===== Supplied material
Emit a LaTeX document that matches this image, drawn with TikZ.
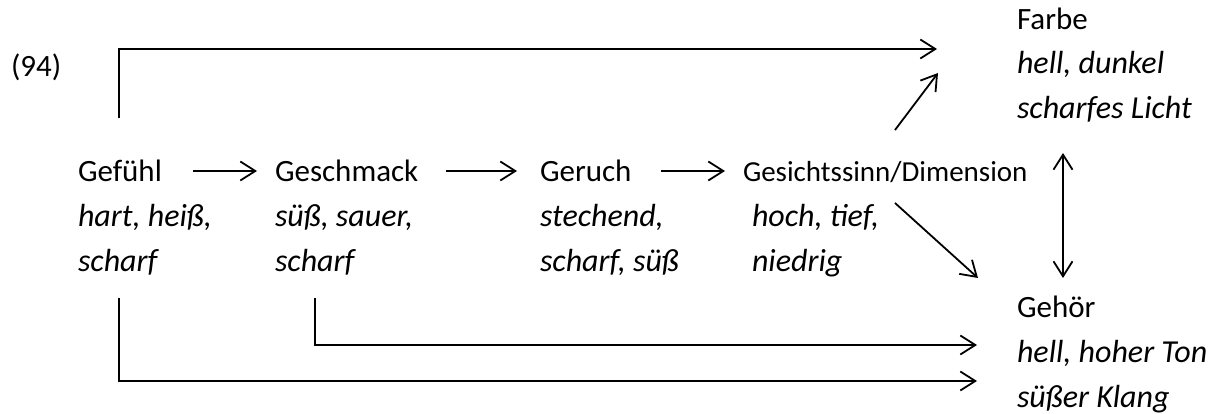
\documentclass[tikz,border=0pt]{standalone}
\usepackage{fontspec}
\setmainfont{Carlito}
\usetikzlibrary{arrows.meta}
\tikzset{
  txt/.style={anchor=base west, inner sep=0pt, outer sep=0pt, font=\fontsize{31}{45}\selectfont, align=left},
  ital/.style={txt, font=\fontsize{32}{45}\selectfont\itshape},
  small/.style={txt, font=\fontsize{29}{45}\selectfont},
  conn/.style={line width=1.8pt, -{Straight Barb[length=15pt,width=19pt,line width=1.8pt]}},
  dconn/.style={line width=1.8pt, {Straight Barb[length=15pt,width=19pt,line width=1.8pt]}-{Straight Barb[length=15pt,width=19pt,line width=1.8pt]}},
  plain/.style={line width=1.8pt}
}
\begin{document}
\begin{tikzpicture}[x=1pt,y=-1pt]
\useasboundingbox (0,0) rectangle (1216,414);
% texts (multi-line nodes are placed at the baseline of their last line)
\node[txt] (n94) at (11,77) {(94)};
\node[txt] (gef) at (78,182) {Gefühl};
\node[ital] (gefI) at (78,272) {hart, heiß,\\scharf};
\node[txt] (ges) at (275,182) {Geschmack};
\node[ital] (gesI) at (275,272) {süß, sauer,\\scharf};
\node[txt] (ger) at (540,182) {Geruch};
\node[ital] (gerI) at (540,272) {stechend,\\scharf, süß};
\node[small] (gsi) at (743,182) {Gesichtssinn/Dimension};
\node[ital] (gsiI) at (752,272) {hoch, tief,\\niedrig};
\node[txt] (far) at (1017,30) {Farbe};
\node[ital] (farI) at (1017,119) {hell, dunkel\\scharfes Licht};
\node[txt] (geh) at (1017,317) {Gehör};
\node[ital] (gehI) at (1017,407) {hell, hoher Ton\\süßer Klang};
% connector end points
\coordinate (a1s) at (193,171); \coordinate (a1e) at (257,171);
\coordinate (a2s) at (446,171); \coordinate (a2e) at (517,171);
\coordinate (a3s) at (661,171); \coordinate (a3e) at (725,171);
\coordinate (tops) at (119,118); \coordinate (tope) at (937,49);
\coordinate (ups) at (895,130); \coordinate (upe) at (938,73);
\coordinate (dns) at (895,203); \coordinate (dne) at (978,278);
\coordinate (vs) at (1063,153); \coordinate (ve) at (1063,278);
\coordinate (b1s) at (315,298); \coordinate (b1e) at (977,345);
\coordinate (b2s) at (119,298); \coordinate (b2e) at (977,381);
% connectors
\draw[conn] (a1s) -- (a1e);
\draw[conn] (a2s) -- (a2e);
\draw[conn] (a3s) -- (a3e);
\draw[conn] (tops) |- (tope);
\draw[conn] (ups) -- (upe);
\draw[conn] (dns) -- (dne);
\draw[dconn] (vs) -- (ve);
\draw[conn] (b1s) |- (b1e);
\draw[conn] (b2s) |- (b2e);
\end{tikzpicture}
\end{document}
==========
__Given exercise__
Repeat all the data as it stands, dropping any images it holds.

__Output below__
Emit a LaTeX document that matches this image, drawn with TikZ.
\documentclass[tikz,border=0pt]{standalone}
\usepackage{fontspec}
\setmainfont{Carlito}
\usetikzlibrary{arrows.meta}
\tikzset{
  txt/.style={anchor=base west, inner sep=0pt, outer sep=0pt, font=\fontsize{31}{45}\selectfont, align=left},
  ital/.style={txt, font=\fontsize{32}{45}\selectfont\itshape},
  small/.style={txt, font=\fontsize{29}{45}\selectfont},
  conn/.style={line width=1.8pt, -{Straight Barb[length=15pt,width=19pt,line width=1.8pt]}},
  dconn/.style={line width=1.8pt, {Straight Barb[length=15pt,width=19pt,line width=1.8pt]}-{Straight Barb[length=15pt,width=19pt,line width=1.8pt]}},
  plain/.style={line width=1.8pt}
}
\begin{document}
\begin{tikzpicture}[x=1pt,y=-1pt]
\useasboundingbox (0,0) rectangle (1216,414);
% texts (multi-line nodes are placed at the baseline of their last line)
\node[txt] (n94) at (11,77) {(94)};
\node[txt] (gef) at (78,182) {Gefühl};
\node[ital] (gefI) at (78,272) {hart, heiß,\\scharf};
\node[txt] (ges) at (275,182) {Geschmack};
\node[ital] (gesI) at (275,272) {süß, sauer,\\scharf};
\node[txt] (ger) at (540,182) {Geruch};
\node[ital] (gerI) at (540,272) {stechend,\\scharf, süß};
\node[small] (gsi) at (743,182) {Gesichtssinn/Dimension};
\node[ital] (gsiI) at (752,272) {hoch, tief,\\niedrig};
\node[txt] (far) at (1017,30) {Farbe};
\node[ital] (farI) at (1017,119) {hell, dunkel\\scharfes Licht};
\node[txt] (geh) at (1017,317) {Gehör};
\node[ital] (gehI) at (1017,407) {hell, hoher Ton\\süßer Klang};
% connector end points
\coordinate (a1s) at (193,171); \coordinate (a1e) at (257,171);
\coordinate (a2s) at (446,171); \coordinate (a2e) at (517,171);
\coordinate (a3s) at (661,171); \coordinate (a3e) at (725,171);
\coordinate (tops) at (119,118); \coordinate (tope) at (937,49);
\coordinate (ups) at (895,130); \coordinate (upe) at (938,73);
\coordinate (dns) at (895,203); \coordinate (dne) at (978,278);
\coordinate (vs) at (1063,153); \coordinate (ve) at (1063,278);
\coordinate (b1s) at (315,298); \coordinate (b1e) at (977,345);
\coordinate (b2s) at (119,298); \coordinate (b2e) at (977,381);
% connectors
\draw[conn] (a1s) -- (a1e);
\draw[conn] (a2s) -- (a2e);
\draw[conn] (a3s) -- (a3e);
\draw[conn] (tops) |- (tope);
\draw[conn] (ups) -- (upe);
\draw[conn] (dns) -- (dne);
\draw[dconn] (vs) -- (ve);
\draw[conn] (b1s) |- (b1e);
\draw[conn] (b2s) |- (b2e);
\end{tikzpicture}
\end{document}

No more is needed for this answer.